### DIRECTIVE
Give the listing again character for character, but drop the images.

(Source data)
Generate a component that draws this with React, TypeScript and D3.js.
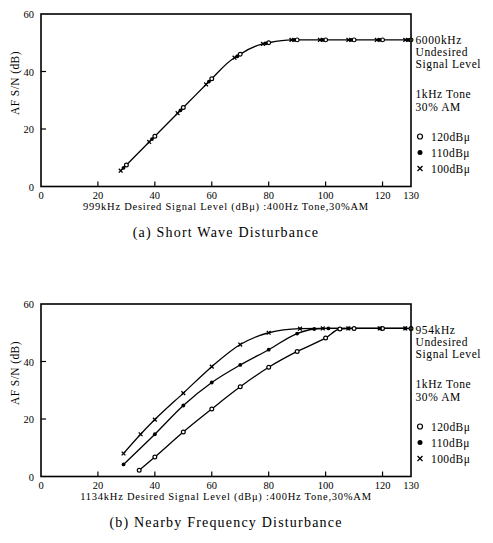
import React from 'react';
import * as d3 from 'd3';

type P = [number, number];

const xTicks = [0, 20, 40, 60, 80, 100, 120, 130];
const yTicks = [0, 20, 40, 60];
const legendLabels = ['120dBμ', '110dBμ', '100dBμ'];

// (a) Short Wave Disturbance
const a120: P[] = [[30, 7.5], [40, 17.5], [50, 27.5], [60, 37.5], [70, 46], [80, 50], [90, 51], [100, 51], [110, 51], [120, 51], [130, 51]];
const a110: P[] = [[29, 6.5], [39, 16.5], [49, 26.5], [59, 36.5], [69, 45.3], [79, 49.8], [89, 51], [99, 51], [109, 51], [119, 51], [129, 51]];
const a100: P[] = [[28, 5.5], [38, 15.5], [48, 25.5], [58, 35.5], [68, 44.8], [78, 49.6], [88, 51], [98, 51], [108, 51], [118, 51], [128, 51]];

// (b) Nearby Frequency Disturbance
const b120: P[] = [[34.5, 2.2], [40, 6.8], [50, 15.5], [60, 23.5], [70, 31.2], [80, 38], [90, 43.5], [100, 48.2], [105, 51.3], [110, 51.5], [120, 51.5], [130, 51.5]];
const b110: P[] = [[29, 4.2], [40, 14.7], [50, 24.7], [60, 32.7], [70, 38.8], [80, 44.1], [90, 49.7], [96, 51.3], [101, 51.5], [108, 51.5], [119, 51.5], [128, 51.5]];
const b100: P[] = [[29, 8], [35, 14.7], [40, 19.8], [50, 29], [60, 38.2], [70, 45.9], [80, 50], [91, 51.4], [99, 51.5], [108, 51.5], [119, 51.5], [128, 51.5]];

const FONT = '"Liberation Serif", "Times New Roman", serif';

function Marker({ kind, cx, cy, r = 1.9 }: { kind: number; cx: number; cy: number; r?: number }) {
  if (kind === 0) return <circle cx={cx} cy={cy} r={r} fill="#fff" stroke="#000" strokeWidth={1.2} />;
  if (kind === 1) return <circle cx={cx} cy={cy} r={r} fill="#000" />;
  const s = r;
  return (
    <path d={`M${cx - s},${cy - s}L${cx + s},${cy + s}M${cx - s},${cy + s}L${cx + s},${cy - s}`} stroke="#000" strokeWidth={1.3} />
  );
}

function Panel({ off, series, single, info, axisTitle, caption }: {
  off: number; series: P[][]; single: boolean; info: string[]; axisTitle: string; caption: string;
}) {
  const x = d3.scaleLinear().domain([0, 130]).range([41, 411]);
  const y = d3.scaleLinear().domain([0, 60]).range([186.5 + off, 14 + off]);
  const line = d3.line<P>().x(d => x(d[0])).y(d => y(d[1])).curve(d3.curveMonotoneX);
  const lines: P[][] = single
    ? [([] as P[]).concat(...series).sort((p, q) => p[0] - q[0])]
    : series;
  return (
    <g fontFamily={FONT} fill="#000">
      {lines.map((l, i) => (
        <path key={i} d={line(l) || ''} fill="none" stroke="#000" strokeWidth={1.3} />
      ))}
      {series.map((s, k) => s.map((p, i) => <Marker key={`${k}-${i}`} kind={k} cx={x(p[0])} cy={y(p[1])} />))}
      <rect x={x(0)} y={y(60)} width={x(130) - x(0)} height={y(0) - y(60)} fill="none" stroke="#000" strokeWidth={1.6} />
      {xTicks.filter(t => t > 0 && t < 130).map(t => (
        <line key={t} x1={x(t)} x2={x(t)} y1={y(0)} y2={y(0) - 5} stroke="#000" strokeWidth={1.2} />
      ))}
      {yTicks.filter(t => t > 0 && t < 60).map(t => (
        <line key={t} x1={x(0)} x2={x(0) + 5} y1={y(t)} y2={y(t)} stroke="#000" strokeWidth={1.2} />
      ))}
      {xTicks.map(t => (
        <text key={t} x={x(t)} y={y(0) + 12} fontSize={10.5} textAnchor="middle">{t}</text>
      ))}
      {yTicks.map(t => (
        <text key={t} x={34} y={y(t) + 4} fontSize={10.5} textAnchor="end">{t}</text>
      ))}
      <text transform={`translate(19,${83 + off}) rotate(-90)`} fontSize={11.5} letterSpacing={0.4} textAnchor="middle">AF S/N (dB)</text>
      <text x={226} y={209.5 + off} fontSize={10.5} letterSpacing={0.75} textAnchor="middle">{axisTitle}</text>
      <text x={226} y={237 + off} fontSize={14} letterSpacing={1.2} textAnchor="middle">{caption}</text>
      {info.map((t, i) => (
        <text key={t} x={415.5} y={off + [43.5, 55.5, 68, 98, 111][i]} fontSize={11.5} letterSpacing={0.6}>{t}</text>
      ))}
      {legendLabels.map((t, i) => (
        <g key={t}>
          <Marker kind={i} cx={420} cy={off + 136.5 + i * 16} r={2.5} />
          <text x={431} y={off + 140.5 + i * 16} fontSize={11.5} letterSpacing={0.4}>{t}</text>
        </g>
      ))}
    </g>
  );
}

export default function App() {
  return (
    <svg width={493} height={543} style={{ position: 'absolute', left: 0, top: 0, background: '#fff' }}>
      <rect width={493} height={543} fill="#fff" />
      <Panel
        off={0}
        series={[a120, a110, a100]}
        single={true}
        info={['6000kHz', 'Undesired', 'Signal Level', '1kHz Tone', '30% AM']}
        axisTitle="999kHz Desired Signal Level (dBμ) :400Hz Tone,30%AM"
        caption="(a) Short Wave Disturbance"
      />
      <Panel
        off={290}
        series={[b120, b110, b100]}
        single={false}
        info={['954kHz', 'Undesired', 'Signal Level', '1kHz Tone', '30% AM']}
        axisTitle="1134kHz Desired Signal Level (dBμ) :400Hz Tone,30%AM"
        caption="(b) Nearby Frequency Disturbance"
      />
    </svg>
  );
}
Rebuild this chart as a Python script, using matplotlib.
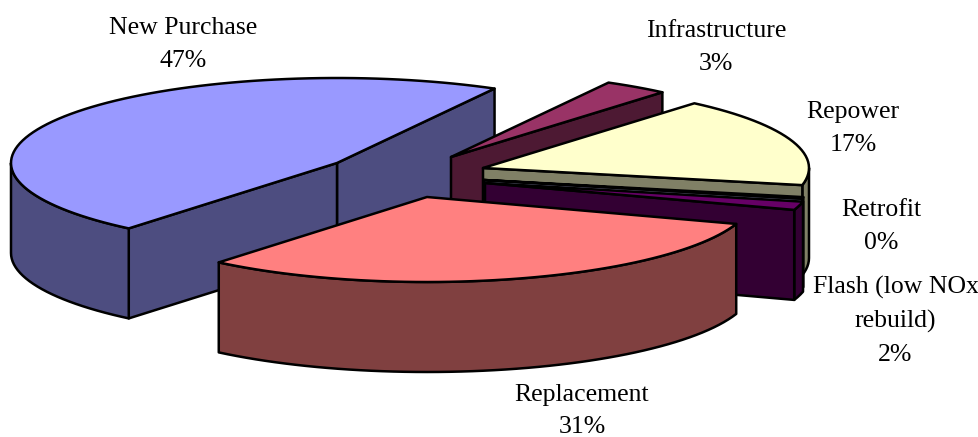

### EXERCISE SOLUTION
Generate a component that draws this with React, TypeScript and D3.js.
import React from 'react';
import * as d3 from 'd3';

type P = [number, number];

const xTicks = [0, 20, 40, 60, 80, 100, 120, 130];
const yTicks = [0, 20, 40, 60];
const legendLabels = ['120dBμ', '110dBμ', '100dBμ'];

// (a) Short Wave Disturbance
const a120: P[] = [[30, 7.5], [40, 17.5], [50, 27.5], [60, 37.5], [70, 46], [80, 50], [90, 51], [100, 51], [110, 51], [120, 51], [130, 51]];
const a110: P[] = [[29, 6.5], [39, 16.5], [49, 26.5], [59, 36.5], [69, 45.3], [79, 49.8], [89, 51], [99, 51], [109, 51], [119, 51], [129, 51]];
const a100: P[] = [[28, 5.5], [38, 15.5], [48, 25.5], [58, 35.5], [68, 44.8], [78, 49.6], [88, 51], [98, 51], [108, 51], [118, 51], [128, 51]];

// (b) Nearby Frequency Disturbance
const b120: P[] = [[34.5, 2.2], [40, 6.8], [50, 15.5], [60, 23.5], [70, 31.2], [80, 38], [90, 43.5], [100, 48.2], [105, 51.3], [110, 51.5], [120, 51.5], [130, 51.5]];
const b110: P[] = [[29, 4.2], [40, 14.7], [50, 24.7], [60, 32.7], [70, 38.8], [80, 44.1], [90, 49.7], [96, 51.3], [101, 51.5], [108, 51.5], [119, 51.5], [128, 51.5]];
const b100: P[] = [[29, 8], [35, 14.7], [40, 19.8], [50, 29], [60, 38.2], [70, 45.9], [80, 50], [91, 51.4], [99, 51.5], [108, 51.5], [119, 51.5], [128, 51.5]];

const FONT = '"Liberation Serif", "Times New Roman", serif';

function Marker({ kind, cx, cy, r = 1.9 }: { kind: number; cx: number; cy: number; r?: number }) {
  if (kind === 0) return <circle cx={cx} cy={cy} r={r} fill="#fff" stroke="#000" strokeWidth={1.2} />;
  if (kind === 1) return <circle cx={cx} cy={cy} r={r} fill="#000" />;
  const s = r;
  return (
    <path d={`M${cx - s},${cy - s}L${cx + s},${cy + s}M${cx - s},${cy + s}L${cx + s},${cy - s}`} stroke="#000" strokeWidth={1.3} />
  );
}

function Panel({ off, series, single, info, axisTitle, caption }: {
  off: number; series: P[][]; single: boolean; info: string[]; axisTitle: string; caption: string;
}) {
  const x = d3.scaleLinear().domain([0, 130]).range([41, 411]);
  const y = d3.scaleLinear().domain([0, 60]).range([186.5 + off, 14 + off]);
  const line = d3.line<P>().x(d => x(d[0])).y(d => y(d[1])).curve(d3.curveMonotoneX);
  const lines: P[][] = single
    ? [([] as P[]).concat(...series).sort((p, q) => p[0] - q[0])]
    : series;
  return (
    <g fontFamily={FONT} fill="#000">
      {lines.map((l, i) => (
        <path key={i} d={line(l) || ''} fill="none" stroke="#000" strokeWidth={1.3} />
      ))}
      {series.map((s, k) => s.map((p, i) => <Marker key={`${k}-${i}`} kind={k} cx={x(p[0])} cy={y(p[1])} />))}
      <rect x={x(0)} y={y(60)} width={x(130) - x(0)} height={y(0) - y(60)} fill="none" stroke="#000" strokeWidth={1.6} />
      {xTicks.filter(t => t > 0 && t < 130).map(t => (
        <line key={t} x1={x(t)} x2={x(t)} y1={y(0)} y2={y(0) - 5} stroke="#000" strokeWidth={1.2} />
      ))}
      {yTicks.filter(t => t > 0 && t < 60).map(t => (
        <line key={t} x1={x(0)} x2={x(0) + 5} y1={y(t)} y2={y(t)} stroke="#000" strokeWidth={1.2} />
      ))}
      {xTicks.map(t => (
        <text key={t} x={x(t)} y={y(0) + 12} fontSize={10.5} textAnchor="middle">{t}</text>
      ))}
      {yTicks.map(t => (
        <text key={t} x={34} y={y(t) + 4} fontSize={10.5} textAnchor="end">{t}</text>
      ))}
      <text transform={`translate(19,${83 + off}) rotate(-90)`} fontSize={11.5} letterSpacing={0.4} textAnchor="middle">AF S/N (dB)</text>
      <text x={226} y={209.5 + off} fontSize={10.5} letterSpacing={0.75} textAnchor="middle">{axisTitle}</text>
      <text x={226} y={237 + off} fontSize={14} letterSpacing={1.2} textAnchor="middle">{caption}</text>
      {info.map((t, i) => (
        <text key={t} x={415.5} y={off + [43.5, 55.5, 68, 98, 111][i]} fontSize={11.5} letterSpacing={0.6}>{t}</text>
      ))}
      {legendLabels.map((t, i) => (
        <g key={t}>
          <Marker kind={i} cx={420} cy={off + 136.5 + i * 16} r={2.5} />
          <text x={431} y={off + 140.5 + i * 16} fontSize={11.5} letterSpacing={0.4}>{t}</text>
        </g>
      ))}
    </g>
  );
}

export default function App() {
  return (
    <svg width={493} height={543} style={{ position: 'absolute', left: 0, top: 0, background: '#fff' }}>
      <rect width={493} height={543} fill="#fff" />
      <Panel
        off={0}
        series={[a120, a110, a100]}
        single={true}
        info={['6000kHz', 'Undesired', 'Signal Level', '1kHz Tone', '30% AM']}
        axisTitle="999kHz Desired Signal Level (dBμ) :400Hz Tone,30%AM"
        caption="(a) Short Wave Disturbance"
      />
      <Panel
        off={290}
        series={[b120, b110, b100]}
        single={false}
        info={['954kHz', 'Undesired', 'Signal Level', '1kHz Tone', '30% AM']}
        axisTitle="1134kHz Desired Signal Level (dBμ) :400Hz Tone,30%AM"
        caption="(b) Nearby Frequency Disturbance"
      />
    </svg>
  );
}
Rebuild this chart as a Python script, using matplotlib.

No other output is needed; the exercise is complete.